Выбрать главу

Свиток, похоже, было трудно расшифровать, так что Иосия попросил истолковать его пророчицу Олдаму. Та получила от Яхве прорицание, гласящее, что в свитке содержится лишь одна весть: «За то, что оставили Меня, и кадят другим богам, чтобы раздражать Меня всеми делами рук своих, воспылал гнев Мой на место сие, и не погаснет»[126]. Тогда Иосия прочел свиток вслух всему народу и начал реформу. Библейский рассказ об этой реформе в Книге Царств носит на себе следы значительного северного влияния: в нем подчеркивается монолатрия Иосии, и основан он на традиции Исхода, а не на преданиях о Давиде. Иосия отменил культовые новшества Манассии, сжег изображения Ваала и Ашеры, закрыл деревенские святилища, а под конец вторгся на территорию бывшего Израиля, разрушил древние храмы Яхве в Вефиле и Самарии и истребил жрецов сельских святилищ[127].

Независимо от того, соответствует ли история о «потерянной книге» фактической истине, ясно, что она вдохновлена ужасом перед исчезновением. Древнее благочестие покинуло израильтян, а иудеям к концу VII в. до н. э., в изменившихся условиях, оно уже не помогало. Писание, как мы уже видели, рассказывает, о чем мы должны помнить – но говорит и о том, что нам следует забыть. «Чистка» святых мест севера была именно такой попыткой забыть, истребить и насильно стереть из памяти когда-то дорогие святыни, которые подвели и оказались бесполезными, загнать в прошлое одни традиции, чтобы выдвинуть на передний план другие – те, что, казалось, смогут лучше послужить Иудее в нынешние гибельные времена[128]. Окончательная версия Книги Второзакония, составленная реформаторами, стала призывом к действию. Прежде всего она объявила вне закона все хананейские символы, такие как священные шесты (ашера) или «стоячие камни» (массебот), до того вполне приемлемые и занимавшие важное место в Соломоновом храме[129]. Ради чистоты богопочитания оно было строго централизовано: жертвоприношения теперь совершались только в одном святилище – в месте, где «Яхве надписал имя свое»[130]. Этим местом стал Иерусалимский Храм, последняя выжившая святыня. Наконец был совершен решительный разрыв с ближневосточными традициями: царь перестал быть сакральной фигурой с божественными прерогативами – теперь он, как и все его подданные, был подвластен закону, и задача его состояла только в том, чтобы изучать и тщательно исполнять тору[131].
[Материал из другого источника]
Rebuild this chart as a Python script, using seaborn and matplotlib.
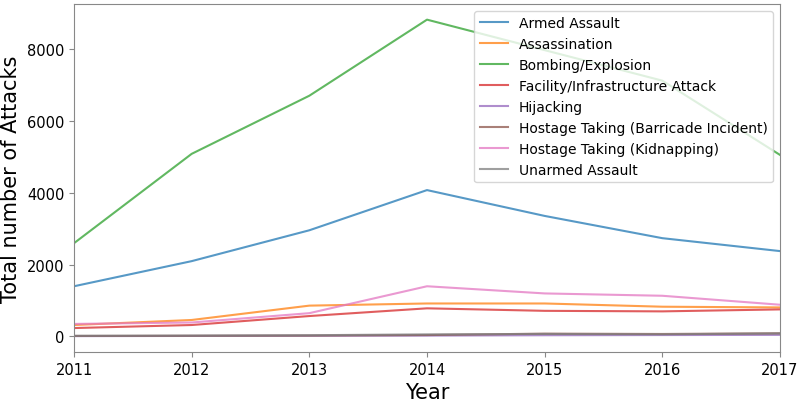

У реформы были влиятельные приверженцы, в том числе пророк Иеремия, однако дальнейшие события доказали ее неудачу. И все же писания Второзакония заняли в Еврейской Библии важное место и оказали огромное влияние на будущие поколения. Эти писания не просто предписывали «единобожие». Первая из Десяти заповедей – «Да не будет у тебя чуждых богов перед лицом моим» – явно указывала на Манассию, введшего «чуждых богов» в храм, в присутствие (шхина) Яхве; однако эта заповедь не отрицала самого существования иных богов. Тридцать лет спустя израильтяне все еще поклонялись месопотамской богине Иштар, и храм Яхве оставался полон чужеземных идолов[132].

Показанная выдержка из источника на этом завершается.